Overall Performance Score
Ratings for each of Tree size, Tree form, Stem quality and Foliage density were averaged for one score representing overall performance.
Statistical Analysis
A total of 2542 trees were measured and assessed and 1812 trees were assessed as unmeasurable (either gone, toppled or dead). Variables were subsetted by filtering out unmeasured trees and trees that were in less than three sites, for statistical analysis.

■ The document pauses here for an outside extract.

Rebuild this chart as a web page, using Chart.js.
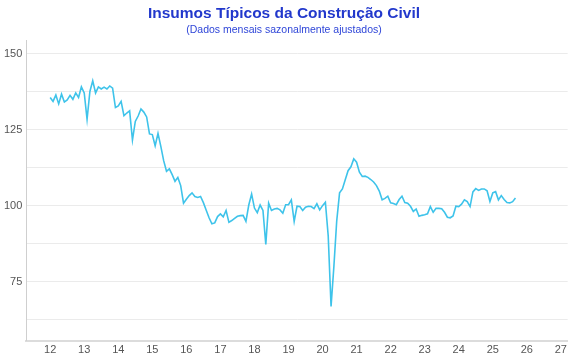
<!DOCTYPE html>
<html>
<head>
<meta charset="utf-8">
<script src="https://cdn.jsdelivr.net/npm/chart.js@4"></script>
<style>
  html, body { margin: 0; padding: 0; background: #fff; }
  #wrap { width: 570px; height: 360px; }
</style>
</head>
<body>
<div id="wrap"><canvas id="chart"></canvas></div>
<script>
// Insumos típicos da construção civil, índice mensal dessazonalizado (jan/2012 em diante)

const START_YEAR = 12;   // rótulo do eixo: ano com dois dígitos
const values = [
  // 2012
  135.6, 134.3, 136.4, 133.5, 136.7, 134.1, 134.8, 136.3, 135.0, 137.1, 135.6, 139.1,
  // 2013
  137.1, 128.4, 137.6, 141.1, 137.1, 139.1, 138.4, 139.0, 138.4, 139.4, 138.7, 132.3,
  // 2014
  132.8, 134.3, 129.6, 130.5, 131.2, 121.6, 127.7, 129.5, 131.8, 130.8, 129.2, 123.6,
  // 2015
  123.4, 119.7, 123.8, 119.5, 114.8, 111.3, 112.1, 110.2, 108.0, 109.3, 106.6, 100.8,
  // 2016
  102.1, 103.3, 104.2, 103.0, 102.7, 103.0, 101.0, 98.5, 96.0, 94.0, 94.3, 96.4,
  // 2017
  97.3, 96.3, 98.4, 94.5, 95.1, 95.8, 96.5, 96.7, 96.8, 94.8, 100.2, 103.8,
  // 2018
  99.2, 97.7, 100.2, 98.4, 87.2, 100.8, 98.4, 98.9, 99.1, 98.6, 97.5, 100.3,
  // 2019
  100.3, 101.9, 94.8, 99.8, 99.7, 98.4, 99.5, 99.8, 99.7, 99.0, 100.6, 98.6,
  // 2020
  100.0, 101.1, 90.0, 66.8, 80.0, 95.0, 104.2, 105.5, 108.5, 111.5, 112.8, 115.4,
  // 2021
  114.3, 111.0, 109.6, 109.7, 109.3, 108.6, 107.8, 106.6, 104.8, 101.9, 102.4, 103.1,
  // 2022
  100.9, 100.7, 100.3, 102.0, 103.1, 101.0, 100.8, 99.8, 98.1, 98.9, 96.5, 96.8,
  // 2023
  97.0, 97.3, 99.7, 97.8, 99.1, 99.1, 99.0, 97.8, 96.2, 96.0, 96.6, 99.8,
  // 2024
  99.7, 100.5, 101.9, 101.3, 99.7, 104.5, 105.6, 105.0, 105.5, 105.5, 104.9, 101.4,
  // 2025
  104.2, 104.6, 101.9, 103.3, 102.0, 101.0, 100.9, 101.3, 102.5
];
const xTicks = [12, 13, 14, 15, 16, 17, 18, 19, 20, 21, 22, 23, 24, 25, 26, 27];
const yTicks = [62.5, 75, 87.5, 100, 112.5, 125, 137.5, 150];
const yLabels = [75, 100, 125, 150];

const TITLE    = 'Insumos Típicos da Construção Civil';
const SUBTITLE = '(Dados mensais sazonalmente ajustados)';

const FONT = '"Liberation Sans", Arial, Helvetica, sans-serif';

const points = values.map((v, i) => ({ x: START_YEAR + i / 12, y: v }));

new Chart(document.getElementById('chart').getContext('2d'), {
  type: 'line',
  data: {
    datasets: [{
      data: points,
      borderColor: '#3ec3ea',
      borderWidth: 1.6,
      pointRadius: 0,
      tension: 0,
      fill: false
    }]
  },
  options: {
    responsive: true,
    maintainAspectRatio: false,
    animation: false,
    layout: { padding: { left: 0, right: 2, bottom: 0, top: 0 } },
    plugins: {
      legend: { display: false },
      tooltip: { enabled: false },
      title: {
        display: true,
        text: TITLE,
        color: '#2238cc',
        font: { family: FONT, size: 15.5, weight: 'bold' },
        padding: { top: 4, bottom: 1.5 }
      },
      subtitle: {
        display: true,
        text: SUBTITLE,
        color: '#2f46d8',
        font: { family: FONT, size: 10.5 },
        padding: { top: 0, bottom: 4 }
      }
    },
    scales: {
      x: {
        type: 'linear',
        min: 11.3,
        max: 27.2,
        afterBuildTicks: axis => { axis.ticks = xTicks.map(v => ({ value: v })); },
        ticks: {
          color: '#555',
          font: { family: FONT, size: 11 },
          padding: 3,
          maxRotation: 0,
          autoSkip: false,
          callback: v => String(v)
        },
        grid: { display: false, drawTicks: false },
        border: { display: true, color: '#dcdcdc', width: 2 }
      },
      y: {
        min: 55.5,
        max: 154.3,
        afterBuildTicks: axis => { axis.ticks = yTicks.map(v => ({ value: v })); },
        ticks: {
          color: '#555',
          font: { family: FONT, size: 11 },
          padding: 4,
          autoSkip: false,
          callback: v => yLabels.includes(v) ? String(v) : ''
        },
        grid: { color: '#ebebeb', lineWidth: 1, drawTicks: false },
        border: { display: true, color: '#cfcfcf', width: 1 }
      }
    }
  }
});
</script>
</body>
</html>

Because the trials were a mix of row plots (usually 5 trees per row) and single tree plots, given the age of the trees and the variability between clones observed in the field, because very little interaction between adjacent rows and trees within rows was observed, it was decided to class all trees as single tree plots.
Trials and clones
Analysis of variance was undertaken using the "R" statistical software and the "lm" package to fit linear models.
Response variables were:
- Diameter (continuous variable)
- Diameter Score (ordinal variable)
- Form (ordinal variable)
- Stem (ordinal variable)
- Foliage (ordinal variable)
- OverallScore (ordinal variable)
- HealthScore (ordinal variable)
- GFScore (ordinal variable)
Explanatory variables were:
- Trial Location
- Clone ID
- Mean Annual Rainfall
- Mean Winter Temperature
- Mean Annual Temperature
- Mean Summer Temperature
- Mean Summer Rainfall
- Mean Winter Rainfall
Ordinal response variables (ratings out of ten) were treated as continuous variables. Statistical significance level was set to 5%.
Toppling and nutrient deficiency experiments
For binomial data (toppling and nutrient deficiency, where there were two possible outcomes) the glm package (binomial logistic regression) in the "R" statistical software was used:
- The data was subsetted to existing trees in the trial location being studied;
- A group data object was created by block or row and then summarised by block or row;
- the number of trees by row or block was counted;
- a dataframe was created with number of toppled trees, then merged back with summarised data;
- a two column matrix was created of successes and failures for use in the model;
- the model was fitted to the data.
Response variables were toppling (Waimate site, block planted) and yellowing (Ribbonwood site, row planted). Explanatory variables were Clone ID.